I thought to raise this issue of the role of lawyers because on the heels of Gadhafi's murder, I was invited to speak to a UW law school class. The class members are doing internships in state agencies, and I was asked to talk with them about how I worked with lawyers as mayor. I started out by joking that I just ignored them until they wouldn't go away.
But the serious answer is that lawyers kept me on the straight and narrow. It was lawyers who would raise ethical or legal considerations that I might have missed or let slide. It was lawyers who fought for us in court when we were challenged, but much more often it was lawyers who kept us out of court in the first place.
The cliché about lawyers is that they like to initiate a fight, and ads like those by Hupy & Abraham, which appears to be the McDonald's of drive-thru litigation, don't help with that image. But the truth is that the lawyers I worked with were the adults in the room. When politicians and policy makers were spoiling for a fight, it was often a lawyer who tried to find a reasonable way out of the conflict.
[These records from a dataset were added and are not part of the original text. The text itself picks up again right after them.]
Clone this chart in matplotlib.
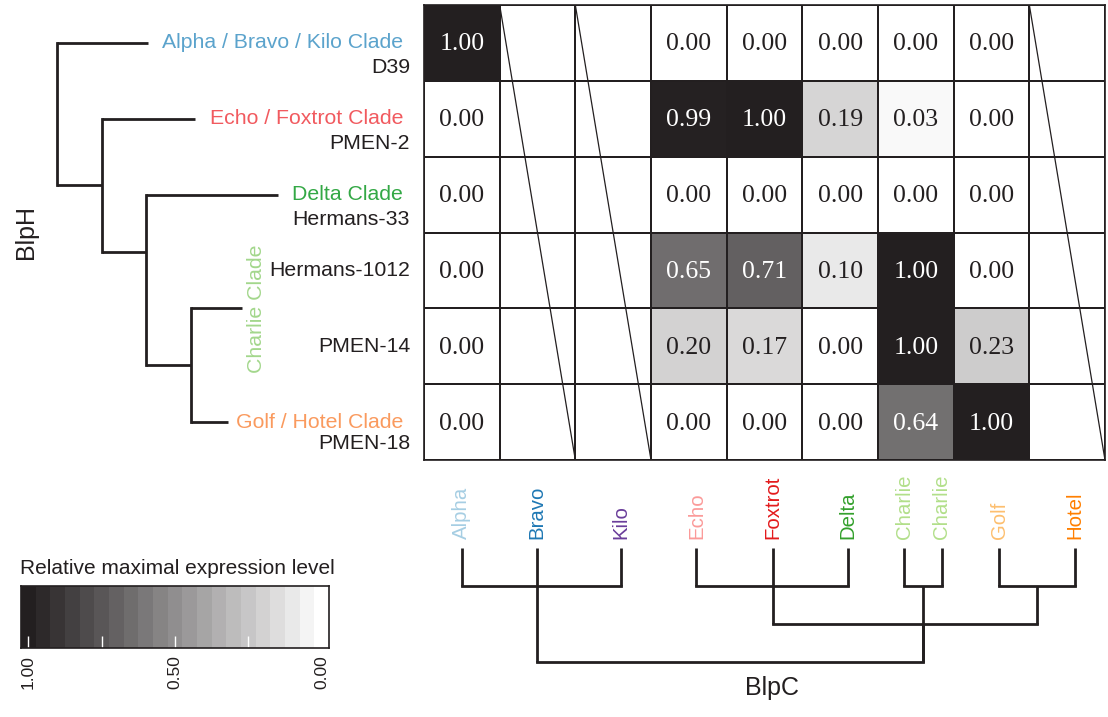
import matplotlib.pyplot as plt
import numpy as np
from matplotlib.colors import LinearSegmentedColormap

plt.rcParams['font.family'] = ['Liberation Sans', 'DejaVu Sans']

# heatmap data (rows = BlpH strains, columns = BlpC types)
strains = ['D39', 'PMEN-2', 'Hermans-33', 'Hermans-1012', 'PMEN-14', 'PMEN-18']
blpc_types = ['Alpha', 'Bravo', 'Kilo', 'Echo', 'Foxtrot', 'Delta', 'Charlie', 'Golf', 'Hotel']
alpha_vals = [1.00, 0.00, 0.00, 0.00, 0.00, 0.00]
echo_vals = [0.00, 0.99, 0.00, 0.65, 0.20, 0.00]
foxtrot_vals = [0.00, 1.00, 0.00, 0.71, 0.17, 0.00]
delta_vals = [0.00, 0.19, 0.00, 0.10, 0.00, 0.00]
charlie_vals = [0.00, 0.03, 0.00, 1.00, 1.00, 0.64]
golf_vals = [0.00, 0.00, 0.00, 0.00, 0.23, 1.00]
no_data = [np.nan] * 6   # Bravo, Kilo, Hotel not measured

# BlpH tree (left)
clades = ['Alpha / Bravo / Kilo Clade', 'Echo / Foxtrot Clade', 'Delta Clade',
          'Charlie Clade', 'Golf / Hotel Clade']
clade_colors = ['#5ba3cc', '#f15a5f', '#33a845', '#a3d78c', '#fa9a5e']
clade_row = [0.5, 1.5, 2.5, 4.0, 5.5]
clade_tip = [148, 195, 278, 242, 228]
# merges: (children, depth, junction row or None for middle)
row_merges = [((3, 4), 191, None), ((2, 5), 146, 3.26), ((1, 6), 102, None), ((0, 7), 57, None)]

# BlpC tree (bottom)
leaves = ['Alpha', 'Bravo', 'Kilo', 'Echo', 'Foxtrot', 'Delta', 'Charlie', 'Charlie', 'Golf', 'Hotel']
leaf_colors = ['#a6cee3', '#1f78b4', '#6a3d9a', '#fb9a99', '#e31a1c', '#33a02c',
               '#b2df8a', '#b2df8a', '#fdbf6f', '#ff7f00']
leaf_pos = [0.5, 1.49, 2.6, 3.6, 4.61, 5.6, 6.35, 6.84, 7.6, 8.6]
# merges: (children, height, anchor child or None for middle)
col_merges = [((0, 1, 2), 1, 1), ((3, 4, 5), 1, 4), ((6, 7), 1, None), ((8, 9), 1, None),
              ((11, 13), 2, 12), ((10, 12, 14), 3, 10)]

cbar_vals = np.linspace(1, 0, 21)
cbar_ticks = ['1.00', '', '0.50', '', '0.00']

W, H = 1108, 717
ink = '#231f20'
cmap = LinearSegmentedColormap.from_list('grey', ['#ffffff', ink])


def box(l, t, r, b):
    return [l / W, 1 - b / H, (r - l) / W, (b - t) / H]


fig = plt.figure(figsize=(W / 100, H / 100), dpi=100)

# heatmap
ax = fig.add_axes(box(424, 5, 1105, 460))
M = np.column_stack([alpha_vals, no_data, no_data, echo_vals, foxtrot_vals,
                     delta_vals, charlie_vals, golf_vals, no_data])
ax.pcolormesh(np.ma.masked_invalid(M), cmap=cmap, vmin=0, vmax=1,
              edgecolors=ink, linewidth=1.2)
ax.vlines(np.arange(M.shape[1] + 1), 0, M.shape[0], color=ink, lw=1.2)
for i in range(M.shape[0]):
    for j in range(M.shape[1]):
        v = M[i, j]
        if np.isnan(v):
            continue
        ax.text(j + 0.5, i + 0.52, '%.2f' % v, ha='center', va='center',
                family='Liberation Serif', size=18.5,
                color='white' if v >= 0.5 else ink)
for j in range(M.shape[1]):
    if np.isnan(M[:, j]).all():
        ax.plot([j, j + 1], [0, M.shape[0]], color=ink, lw=0.9)
ax.set_xlim(0, M.shape[1])
ax.set_ylim(M.shape[0], 0)
ax.set_xticks([])
ax.set_yticks([])
for s in ax.spines.values():
    s.set_color(ink)
    s.set_linewidth(1.2)

# BlpH dendrogram
ax2 = fig.add_axes(box(0, 5, 424, 460))
ax2.set_xlim(0, 424)
ax2.set_ylim(6, 0)
ax2.axis('off')
ny = list(clade_row)
nx = list(clade_tip)
for kids, depth, junction in row_merges:
    ys = [ny[k] for k in kids]
    ax2.plot([depth, depth], [min(ys), max(ys)], color=ink, lw=2,
             solid_capstyle='projecting', clip_on=False)
    for k in kids:
        ax2.plot([depth, nx[k]], [ny[k], ny[k]], color=ink, lw=2,
                 solid_capstyle='butt', clip_on=False)
    ny.append(np.mean(ys) if junction is None else junction)
    nx.append(depth)
for i, name in enumerate(clades):
    if name == 'Charlie Clade':
        ax2.text(257, clade_row[i], name, rotation=90, ha='center', va='center',
                 color=clade_colors[i], size=15.3)
    else:
        ax2.text(403, clade_row[i], name, ha='right', va='center',
                 color=clade_colors[i], size=15.3)
strain_y = [0.83, 1.83, 2.83, 3.5, 4.5, 5.78]
for s, y in zip(strains, strain_y):
    ax2.text(410, y, s, ha='right', va='center', color=ink, size=15.3)

# BlpC dendrogram
ax3 = fig.add_axes(box(424, 548, 1105, 662))
ax3.set_xlim(0, 9)
ax3.set_ylim(3, 0)
ax3.axis('off')
cx = list(leaf_pos)
ch = [0] * len(leaf_pos)
for kids, h, anchor in col_merges:
    xs = [cx[k] for k in kids]
    ax3.plot([min(xs), max(xs)], [h, h], color=ink, lw=2,
             solid_capstyle='projecting', clip_on=False)
    for k in kids:
        ax3.plot([cx[k], cx[k]], [ch[k], h], color=ink, lw=2,
                 solid_capstyle='butt', clip_on=False)
    cx.append(np.mean(xs) if anchor is None else cx[anchor])
    ch.append(h)
for x, name, c in zip(leaf_pos, leaves, leaf_colors):
    ax3.text(x, -0.24, name, rotation=90, ha='center', va='bottom', color=c,
             size=14.7, clip_on=False)

fig.text(772 / W, 1 - 688 / H, 'BlpC', ha='center', va='center', size=18, color=ink)
fig.text(26 / W, 1 - 232 / H, 'BlpH', ha='center', va='center', size=18,
         rotation=90, color=ink)

# colour scale
ax4 = fig.add_axes(box(21, 586, 329, 648))
ax4.imshow(cbar_vals[None, :], cmap=cmap, vmin=0, vmax=1, aspect='auto')
ax4.set_yticks([])
ax4.set_xticks(np.arange(0, 21, 5))
ax4.set_xticklabels(cbar_ticks, rotation=90, size=12.5, color=ink)
ax4.tick_params(axis='x', direction='in', color='white', length=9, width=1, pad=5)
for s in ax4.spines.values():
    s.set_color(ink)
    s.set_linewidth(1.2)
fig.text(20 / W, 1 - 569 / H, 'Relative maximal expression level', ha='left',
         va='center', size=15, color=ink)

fig.savefig('out.png', dpi=100)
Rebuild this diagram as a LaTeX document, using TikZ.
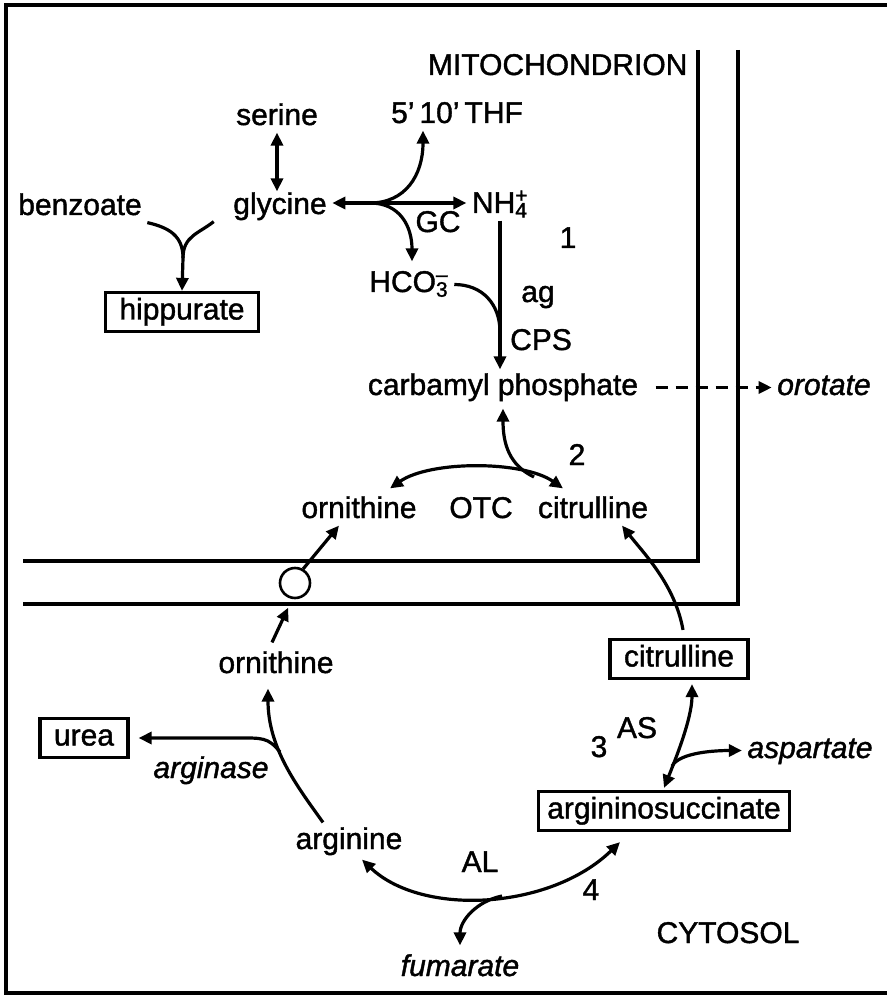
\documentclass[tikz,border=0pt]{standalone}
\usepackage{fontspec}
\setmainfont{Liberation Sans}[FakeBold=1.3]
\usetikzlibrary{arrows.meta}
\newcommand{\ionsub}[2]{\rlap{\textsuperscript{#2}}\textsubscript{#1}}

\begin{document}
\fontsize{15pt}{18pt}\selectfont
\begin{tikzpicture}[
        x=0.5pt, y=-0.5pt, line width=1.6pt,
        lbl/.style={anchor=base, inner xsep=2pt, inner ysep=0pt, text height=10.5pt, text depth=3pt},
        itl/.style={lbl, font=\itshape},
        boxed/.style={draw, inner xsep=7pt, inner ysep=3pt, text height=10.5pt, text depth=3pt},
        arr/.style={-{Triangle[length=6.5pt,width=6pt]}},
        darr/.style={{Triangle[length=6.5pt,width=6pt]}-{Triangle[length=6.5pt,width=6pt]}}
      ]
        \useasboundingbox (0,0) rectangle (887,1005);
        \draw (887,5) -- (6,5) -- (6,993) -- (887,993);
        \draw (698,50) -- (698,561) -- (23,561);
        \draw (738,50) -- (738,604) -- (23,604);

        \node[lbl, anchor=base east] (mito) at (693,75) {MITOCHONDRION};
        \node[lbl] (ser) at (277,125) {serine};
        \node[lbl] (thf) at (457,123) {5'\,10'\,THF};
        \node[lbl] (benz) at (80,215) {benzoate};
        \node[lbl] (gly) at (280,214) {glycine};
        \node[lbl] (nh) at (500,213) {NH\ionsub{4}{+}};
        \node[lbl] (gc) at (438,232) {GC};
        \node[lbl] (one) at (568,248) {1};
        \node[lbl] (hco) at (409,292) {HCO\ionsub{3}{--}};
        \node[lbl] (ag) at (538,302) {ag};
        \node[lbl] (cps) at (541,350) {CPS};
        \node[boxed] (hip) at (182,312) {hippurate};
        \node[lbl] (cp) at (503,395) {carbamyl phosphate};
        \node[itl] (oro) at (824,395) {orotate};
        \node[lbl] (two) at (577,465) {2};
        \node[lbl] (om) at (359,518) {ornithine};
        \node[lbl] (otc) at (481,518) {OTC};
        \node[lbl] (cm) at (593,518) {citrulline};
        \node[draw, circle, minimum size=15pt, inner sep=0pt, line width=1.3pt] (car) at (295,583) {};
        \node[lbl] (oc) at (276,673) {ornithine};
        \node[boxed] (cc) at (679,659) {citrulline};
        \node[boxed] (urea) at (84,738) {urea};
        \node[itl] (arginase) at (211,778) {arginase};
        \node[lbl] (three) at (599,757) {3};
        \node[lbl] (asl) at (637,738) {AS};
        \node[itl] (asp) at (810,758) {aspartate};
        \node[boxed, inner xsep=4.5pt] (as) at (664,811) {argininosuccinate};
        \node[lbl] (arg) at (349,849) {arginine};
        \node[lbl] (al) at (480,872) {AL};
        \node[lbl] (four) at (591,900) {4};
        \node[lbl] (cyt) at (728,943) {CYTOSOL};
        \node[itl] (fum) at (460,976) {fumarate};

        \coordinate (gcj) at (370,203);
        \coordinate (hipj) at (183,258);
        \coordinate (cpj) at (500,332);
        \coordinate (otcj) at (534,477);
        \coordinate (asj) at (672,766);
        \coordinate (alj) at (502,896);
        \coordinate (uj) at (280,752);
        \coordinate (ub) at (237,738);

        \draw[darr] (ser.south) -- (ser.south |- gly.north);
        \draw[arr] (gcj) -- (gly.east |- gcj);
        \draw[arr] (gcj) -- (nh.west |- gcj);
        \draw[arr] (gcj) .. controls +(35,0) and +(0,45) .. ([xshift=-17pt]thf.south);
        \draw[arr] (gcj) .. controls +(30,0) and +(0,-35) .. ([xshift=1.5pt,yshift=4pt]hco.north);
        \draw (benz.south east) .. controls +(22,5) and +(0,-22) .. (hipj);
        \draw ([xshift=-7pt]gly.south west) .. controls +(-15,12) and +(0,-22) .. (hipj);
        \draw[arr] (hipj) -- (hip.north);
        \draw[arr, shorten >=1.5pt] (nh.south) -- (nh.south |- cp.north);
        \draw (hco.east) .. controls +(28,0) and +(0,-28) .. (cpj);
        \draw[arr, dash pattern=on 6pt off 4pt, shorten <=6pt] (cp.east) -- (oro.west);
        \draw[darr] ([xshift=15.5pt,yshift=3.5pt]om.north) .. controls +(40,-28) and +(-40,-28) .. ([xshift=-15pt,yshift=3.5pt]cm.north);
        \draw[arr] (otcj) .. controls +(-25,-12) and +(0,35) .. ([yshift=-3pt]cp.south);
        \draw[arr] (car.60) -- ([xshift=-10pt]om.south);
        \draw[arr] ([xshift=-2pt,yshift=4pt]oc.north) -- ([yshift=-5pt]car.245);
        \draw[arr] ([xshift=2pt,yshift=4pt]cc.north) .. controls +(-8,-45) and +(22,28) .. ([xshift=14.5pt]cm.south);
        \draw[darr] ([xshift=6.5pt,yshift=-2pt]cc.south) .. controls +(0,35) and +(10,-25) .. ([yshift=1pt]as.north);
        \draw[arr] (asj) .. controls +(8,-14) and +(-25,0) .. (asp.west);
        \draw[darr] ([xshift=6.5pt,yshift=-1.5pt]arg.south) .. controls +(60,57) and +(-70,68) .. ([xshift=-22pt,yshift=-5pt]as.south);
        \draw[arr] (alj) .. controls +(-25,5) and +(0,-25) .. ([yshift=4pt]fum.north);
        \draw[arr] ([xshift=-13pt,yshift=2pt]arg.north) .. controls +(-25,-35) and +(0,60) .. ([xshift=-4pt,yshift=-4pt]oc.south);
        \draw[arr] (uj) .. controls +(-12,-15) and +(25,0) .. (ub) -- ([xshift=4.5pt]urea.east);
      \end{tikzpicture}
\end{document}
Like politicians, lawyers are viewed as powerful, so it's not surprising that they take their hits. (My poor mother raised one of each -- a lawyer and a politician -- but she was lucky to have two other children with respectable careers.) But the truth is that lawyers tamp down our conflicts much more then they exacerbate them. And when they do wind up in court, isn't that a better way to solve our differences then a mob in the street?
And as for Shakespeare, he wasn't actually calling for the heads of lawyers in that famous quote. In fact, he was praising them.
"The first thing we do, let's kill all the lawyers," is spoken by Dick the Butcher, an anarchist who is trying to take down the government. Shakespeare is acknowledging that the first thing any tyrant would do to gain absolute power would be to remove all the lawyers.
If Moammar Gadhafi had respected the law, he might have found himself impeached instead of impaled.
So, tell all the lawyer jokes you want. I've got some good ones myself. But at the end of the day, none of us would like to live in a country without them.